Independence of sum of random variables Suppose we have a family $(Y_i, i\in\mathbb{I})$ of independent random variables. Then if we have measurable functions of those random variables, they are also independent. However, my question is: If for $n\in\mathbb{N}$ $(Y_1,\ldots ,Y_{n+1})$ is a finite collection of independent random variables, does that imply that $Y_{n+1}$ is independent of $Y_{1} +\cdots+Y_{n+1}$. And if so, how does one prove this. Thanks in advance!
 A: If I understand your question correctly, the easy answer is: no. As a counterexample, consider $Y_1,Y_2\sim U\left([0,1]\right)$ and let $X=Y_1+Y_2$. Your question is then: are $Y_2$ and $X$ independent?
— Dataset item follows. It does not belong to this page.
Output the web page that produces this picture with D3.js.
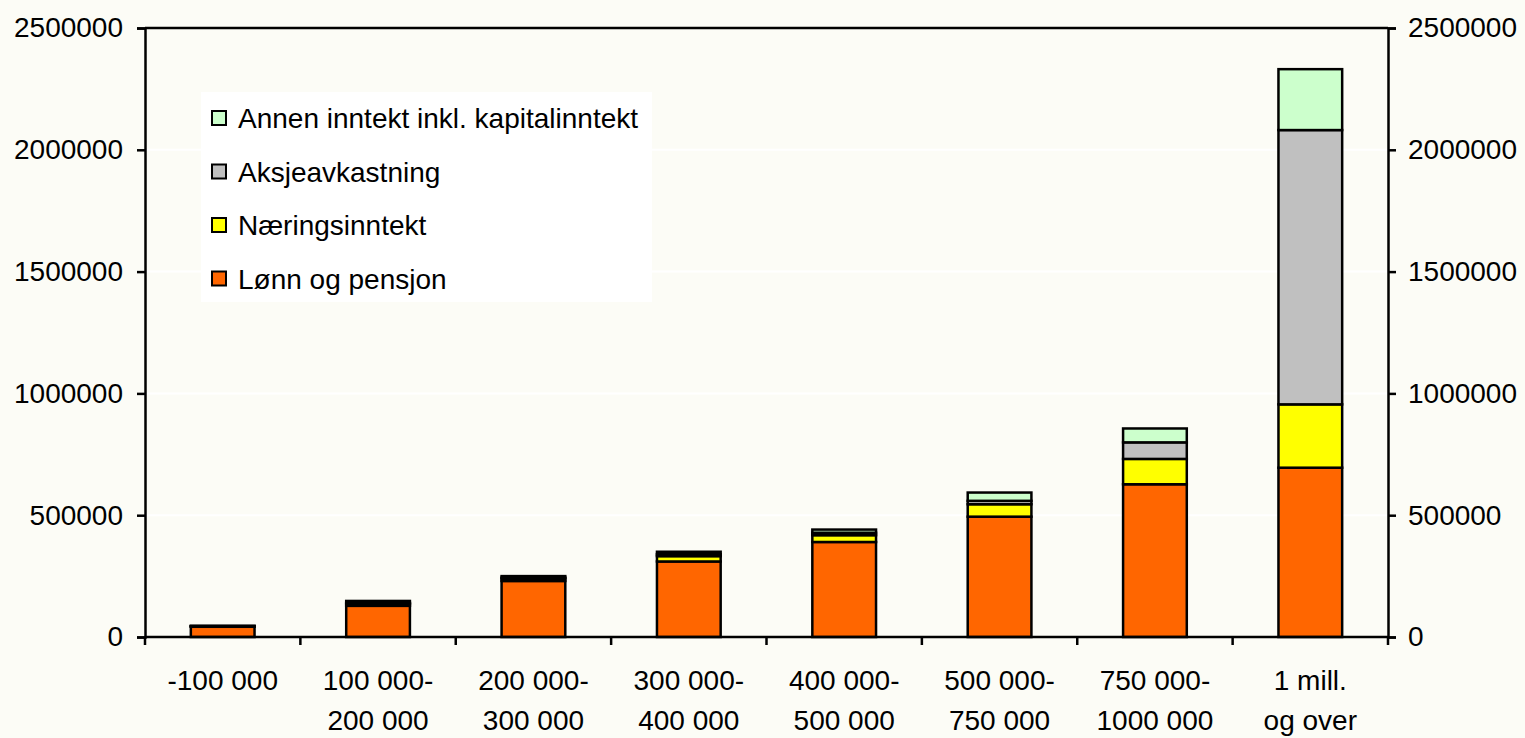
<!DOCTYPE html>
<html><head><meta charset="utf-8">
<script src="https://cdn.jsdelivr.net/npm/d3@7"></script>
<style>
html,body{margin:0;padding:0;background:#FCFCF6;}
svg{display:block;font-family:"Liberation Sans",Arial,sans-serif;}
</style></head>
<body><svg id="c" width="1525" height="738"></svg>
<script>
const categories = ["-100 000","100 000-\n200 000","200 000-\n300 000","300 000-\n400 000","400 000-\n500 000","500 000-\n750 000","750 000-\n1000 000","1 mill.\nog over"];
const seriesNames = ["Lønn og pensjon","Næringsinntekt","Aksjeavkastning","Annen inntekt inkl. kapitalinntekt"];
const lonn   = [42000, 128000, 230000, 310000, 390000, 494000, 627000, 695000];
const naering= [2000, 8000, 10000, 22000, 28000, 51000, 104000, 260000];
const aksje  = [1000, 4000, 4000, 8000, 10000, 14000, 68000, 1126000];
const annen  = [1000, 8000, 6000, 10000, 13000, 34000, 57000, 250000];
const yTicks = [0, 500000, 1000000, 1500000, 2000000, 2500000];
const colors = ["#FF6600","#FFFF00","#C0C0C0","#CCFFCC"];

const svg = d3.select("#c");
const L = 145, R = 1388, T = 28, B = 637;
const x = d3.scaleBand().domain(categories).range([L, R]).paddingInner(0.59).paddingOuter(0.295);
const xb = d3.scaleBand().domain(categories).range([L, R]);
const y = d3.scaleLinear().domain([0, 2500000]).range([B, T]);

// gridlines
svg.append("g").selectAll("line").data(yTicks.slice(1,-1)).join("line")
  .attr("x1", L).attr("x2", R).attr("y1", d=>y(d)).attr("y2", d=>y(d))
  .attr("stroke", "#ffffff").attr("stroke-width", 2);

// stacked bars
const rows = categories.map((c,i)=>({cat:c, s0:lonn[i], s1:naering[i], s2:aksje[i], s3:annen[i]}));
const stack = d3.stack().keys(["s0","s1","s2","s3"])(rows);
svg.append("g").selectAll("g").data(stack).join("g")
  .attr("fill", (d,i)=>colors[i])
  .selectAll("rect").data(d=>d).join("rect")
  .attr("x", d=>x(d.data.cat)).attr("width", x.bandwidth())
  .attr("y", d=>y(d[1])).attr("height", d=>y(d[0])-y(d[1]))
  .attr("stroke", "#000").attr("stroke-width", 2.5);

// top frame line
svg.append("line").attr("x1", L).attr("x2", R).attr("y1", T).attr("y2", T).attr("stroke","#000").attr("stroke-width",2.5);

// axes
const fmt = d3.format("d");
const yl = svg.append("g").attr("transform", `translate(${L},0)`)
  .call(d3.axisLeft(y).tickValues(yTicks).tickFormat(fmt).tickSize(8).tickPadding(14));
const yr = svg.append("g").attr("transform", `translate(${R},0)`)
  .call(d3.axisRight(y).tickValues(yTicks).tickFormat(fmt).tickSize(8).tickPadding(12));
const xa = svg.append("g").attr("transform", `translate(0,${B})`)
  .call(d3.axisBottom(xb).tickValues([]).tickSizeOuter(0));
// x boundary ticks
xa.selectAll("line.bt").data(d3.range(categories.length+1)).join("line")
  .attr("class","bt")
  .attr("x1", i=>L + i*xb.step()).attr("x2", i=>L + i*xb.step())
  .attr("y1", 0).attr("y2", 8).attr("stroke","#000").attr("stroke-width",2.5);
[yl, yr, xa].forEach(g=>{
  g.select(".domain").attr("stroke","#000").attr("stroke-width",2.5);
  g.selectAll(".tick line").attr("stroke","#000").attr("stroke-width",2.5);
  g.selectAll("text").attr("font-size", 28).attr("fill","#000").attr("font-family","Liberation Sans, Arial, sans-serif");
});
xa.select(".domain").attr("d", `M${L},0H${R}`);

// x labels (two lines)
const xl = svg.append("g").selectAll("text").data(categories).join("text")
  .attr("text-anchor","middle").attr("font-size",28).attr("fill","#000")
  .attr("transform", d=>`translate(${xb(d)+xb.bandwidth()/2},0)`);
xl.each(function(d){
  const parts = d.split("\n");
  d3.select(this).selectAll("tspan").data(parts).join("tspan")
    .attr("x",0).attr("y",(p,i)=>690 + i*40).text(p=>p);
});

// legend
const lg = svg.append("g");
lg.append("rect").attr("x",201).attr("y",92).attr("width",451).attr("height",210).attr("fill","#ffffff");
const legendOrder = [3,2,1,0];
legendOrder.forEach((si,k)=>{
  const cy = 118 + k*53.5;
  lg.append("rect").attr("x",212).attr("y",cy-7).attr("width",14).attr("height",14)
    .attr("fill",colors[si]).attr("stroke","#000").attr("stroke-width",2);
  lg.append("text").attr("x",238).attr("y",cy+10).attr("font-size",28).attr("fill","#000").text(seriesNames[si]);
});
</script></body></html>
However, easy implications such as
$$X\leq\frac{1}{2}\ \implies\ Y_2\leq\frac{1}{2}$$
$$Y_2\geq\frac{1}{2}\ \implies\ X\geq\frac{1}{2}$$
show that $Y_2$ and $X$ are not independent.

Edit:
Judging from the comments, the question is not: Show that $Y_{n+1}$ is independent of $Y_1+\ldots+Y_{n+1}$, but Show that $Y_{n+1}$ is independent of $Y_1+\ldots+Y_{n}$


*

*$Y_{n+1}$ and $Y_1$ are independent, such that
$$P(Y_{n+1}|Y_1)=P(Y_{n+1})$$

*$Y_{n+1}$ and $Y_2$ are independent, such that
$$P(Y_{n+1}|Y_2)=P(Y_{n+1})$$

*Combining this shows
$$P(Y_{n+1}|Y_1,Y_2)=P(Y_{n+1})$$

*Generalizing this shows
$$P(Y_{n+1}|Y_1,Y_2,\ldots,Y_n)=P(Y_{n+1})$$


Thus $Y_{n+1}$ is independent of $Y_1,Y_2,\ldots,Y_n$. Thus $Y_{n+1}$ is also independent of $Y_1+Y_2+\ldots+Y_n$.
A: Let $Y_2$ have some distribution with expectation $E_2$.
Then $E(Y_2+Y_1|Y_1=a)=E_2+a$, while $E(Y_2+Y_1|Y_1=b)=E_2+b$. This is enough to say that the two conditional distributions differ.